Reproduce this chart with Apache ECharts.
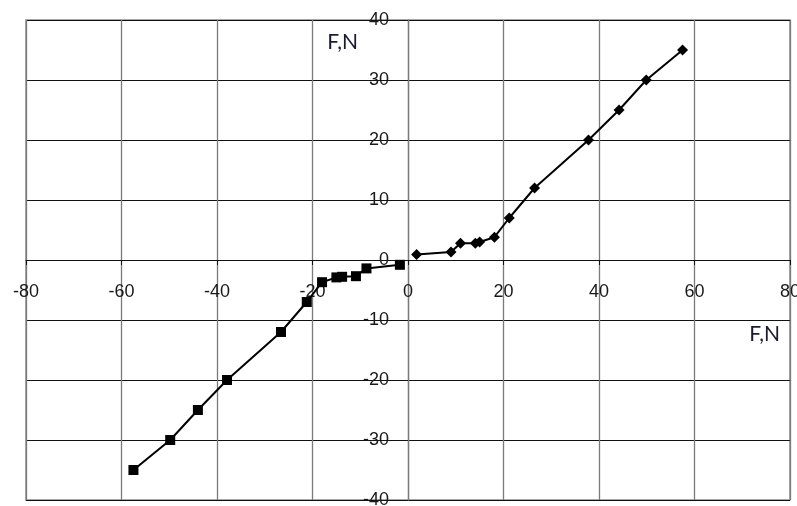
<!DOCTYPE html>
<html>
<head>
<meta charset="utf-8">
<script src="https://cdn.jsdelivr.net/npm/echarts@6/dist/echarts.min.js"></script>
<style>html,body{margin:0;padding:0;background:#fff;}#c{width:797px;height:506px;}</style>
</head>
<body>
<div id="c"></div>
<script>
var posX = [1.8, 9.0, 11.0, 14.1, 15.0, 18.1, 21.2, 26.5, 37.8, 44.2, 49.9, 57.5];
var posY = [0.9, 1.35, 2.8, 2.8, 3.0, 3.8, 7.0, 12.0, 20.0, 25.0, 30.0, 35.0];
var negX = [-1.7, -8.7, -10.9, -13.8, -15.0, -18.0, -21.2, -26.6, -37.9, -44.0, -49.8, -57.5];
var negY = [-0.8, -1.4, -2.7, -2.8, -2.9, -3.7, -7.0, -12.0, -20.0, -25.0, -30.0, -35.0];
var xTicks = [-80, -60, -40, -20, 0, 20, 40, 60, 80];
var yTicks = [-40, -30, -20, -10, 0, 10, 20, 30, 40];
var axisName = 'F,N';

function pairs(xs, ys) { return xs.map(function (x, i) { return [x, ys[i]]; }); }

var chart = echarts.init(document.getElementById('c'), null, { renderer: 'canvas' });
var labelFont = { fontFamily: 'Liberation Sans, Arial, sans-serif', fontSize: 18, color: '#1a1a1a' };
var gridOpt = { left: 26, right: 7, top: 20, bottom: 6, show: true, borderColor: '#8c8c8c', borderWidth: 1.5, containLabel: false, outerBoundsMode: 'none' };
chart.setOption({
  animation: false,
  backgroundColor: '#fff',
  grid: gridOpt,
  xAxis: {
    type: 'value', min: xTicks[0], max: xTicks[xTicks.length - 1], interval: 20,
    axisLine: { onZero: false, lineStyle: { color: '#111', width: 1 } },
    axisTick: { show: true, length: 5, lineStyle: { color: '#111' } },
    axisLabel: Object.assign({ margin: 23 }, labelFont),
    splitLine: { show: true, lineStyle: { color: '#7a7a7a', width: 1.3 } },
    name: axisName, nameLocation: 'end', nameGap: -10,
    nameTextStyle: { fontFamily: 'Lato, Open Sans, sans-serif', fontSize: 21, color: '#1a1a33', align: 'right', verticalAlign: 'top', padding: [64, 0, 0, 0] }
  },
  yAxis: {
    type: 'value', min: yTicks[0], max: yTicks[yTicks.length - 1], interval: 10,
    axisLine: { onZero: false, lineStyle: { color: '#7a7a7a', width: 1.3 } },
    axisTick: { show: true, length: 5, lineStyle: { color: '#111' } },
    axisLabel: Object.assign({ margin: 19 }, labelFont),
    splitLine: { show: true, lineStyle: { color: '#111', width: 1 } },
    name: axisName, nameLocation: 'end', nameGap: -33,
    nameTextStyle: { fontFamily: 'Lato, Open Sans, sans-serif', fontSize: 21, color: '#1a1a33', align: 'right', verticalAlign: 'bottom', padding: [0, 50, 0, 0] }
  },
  series: [
    {
      type: 'line', data: pairs(posX, posY), symbol: 'diamond', symbolSize: 11,
      lineStyle: { color: '#000', width: 2 }, itemStyle: { color: '#000' }
    },
    {
      type: 'line', data: pairs(negX, negY), symbol: 'rect', symbolSize: 10,
      lineStyle: { color: '#000', width: 2 }, itemStyle: { color: '#000' }
    }
  ]
});
// place axes through the origin, using the chart's own scale
var origin = chart.convertToPixel({ gridIndex: 0 }, [0, 0]);
var W = chart.getWidth(), H = chart.getHeight();
var bottomEdge = H - gridOpt.bottom;
chart.setOption({
  xAxis: { offset: origin[1] - bottomEdge },
  yAxis: { offset: gridOpt.left - origin[0] }
});
</script>
</body>
</html>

EXERCISE GOAL.
Skip every picture and transcribe the data above exactly.

EXERCISE ANSWER.
Reproduce this chart with Apache ECharts.
<!DOCTYPE html>
<html>
<head>
<meta charset="utf-8">
<script src="https://cdn.jsdelivr.net/npm/echarts@6/dist/echarts.min.js"></script>
<style>html,body{margin:0;padding:0;background:#fff;}#c{width:797px;height:506px;}</style>
</head>
<body>
<div id="c"></div>
<script>
var posX = [1.8, 9.0, 11.0, 14.1, 15.0, 18.1, 21.2, 26.5, 37.8, 44.2, 49.9, 57.5];
var posY = [0.9, 1.35, 2.8, 2.8, 3.0, 3.8, 7.0, 12.0, 20.0, 25.0, 30.0, 35.0];
var negX = [-1.7, -8.7, -10.9, -13.8, -15.0, -18.0, -21.2, -26.6, -37.9, -44.0, -49.8, -57.5];
var negY = [-0.8, -1.4, -2.7, -2.8, -2.9, -3.7, -7.0, -12.0, -20.0, -25.0, -30.0, -35.0];
var xTicks = [-80, -60, -40, -20, 0, 20, 40, 60, 80];
var yTicks = [-40, -30, -20, -10, 0, 10, 20, 30, 40];
var axisName = 'F,N';

function pairs(xs, ys) { return xs.map(function (x, i) { return [x, ys[i]]; }); }

var chart = echarts.init(document.getElementById('c'), null, { renderer: 'canvas' });
var labelFont = { fontFamily: 'Liberation Sans, Arial, sans-serif', fontSize: 18, color: '#1a1a1a' };
var gridOpt = { left: 26, right: 7, top: 20, bottom: 6, show: true, borderColor: '#8c8c8c', borderWidth: 1.5, containLabel: false, outerBoundsMode: 'none' };
chart.setOption({
  animation: false,
  backgroundColor: '#fff',
  grid: gridOpt,
  xAxis: {
    type: 'value', min: xTicks[0], max: xTicks[xTicks.length - 1], interval: 20,
    axisLine: { onZero: false, lineStyle: { color: '#111', width: 1 } },
    axisTick: { show: true, length: 5, lineStyle: { color: '#111' } },
    axisLabel: Object.assign({ margin: 23 }, labelFont),
    splitLine: { show: true, lineStyle: { color: '#7a7a7a', width: 1.3 } },
    name: axisName, nameLocation: 'end', nameGap: -10,
    nameTextStyle: { fontFamily: 'Lato, Open Sans, sans-serif', fontSize: 21, color: '#1a1a33', align: 'right', verticalAlign: 'top', padding: [64, 0, 0, 0] }
  },
  yAxis: {
    type: 'value', min: yTicks[0], max: yTicks[yTicks.length - 1], interval: 10,
    axisLine: { onZero: false, lineStyle: { color: '#7a7a7a', width: 1.3 } },
    axisTick: { show: true, length: 5, lineStyle: { color: '#111' } },
    axisLabel: Object.assign({ margin: 19 }, labelFont),
    splitLine: { show: true, lineStyle: { color: '#111', width: 1 } },
    name: axisName, nameLocation: 'end', nameGap: -33,
    nameTextStyle: { fontFamily: 'Lato, Open Sans, sans-serif', fontSize: 21, color: '#1a1a33', align: 'right', verticalAlign: 'bottom', padding: [0, 50, 0, 0] }
  },
  series: [
    {
      type: 'line', data: pairs(posX, posY), symbol: 'diamond', symbolSize: 11,
      lineStyle: { color: '#000', width: 2 }, itemStyle: { color: '#000' }
    },
    {
      type: 'line', data: pairs(negX, negY), symbol: 'rect', symbolSize: 10,
      lineStyle: { color: '#000', width: 2 }, itemStyle: { color: '#000' }
    }
  ]
});
// place axes through the origin, using the chart's own scale
var origin = chart.convertToPixel({ gridIndex: 0 }, [0, 0]);
var W = chart.getWidth(), H = chart.getHeight();
var bottomEdge = H - gridOpt.bottom;
chart.setOption({
  xAxis: { offset: origin[1] - bottomEdge },
  yAxis: { offset: gridOpt.left - origin[0] }
});
</script>
</body>
</html>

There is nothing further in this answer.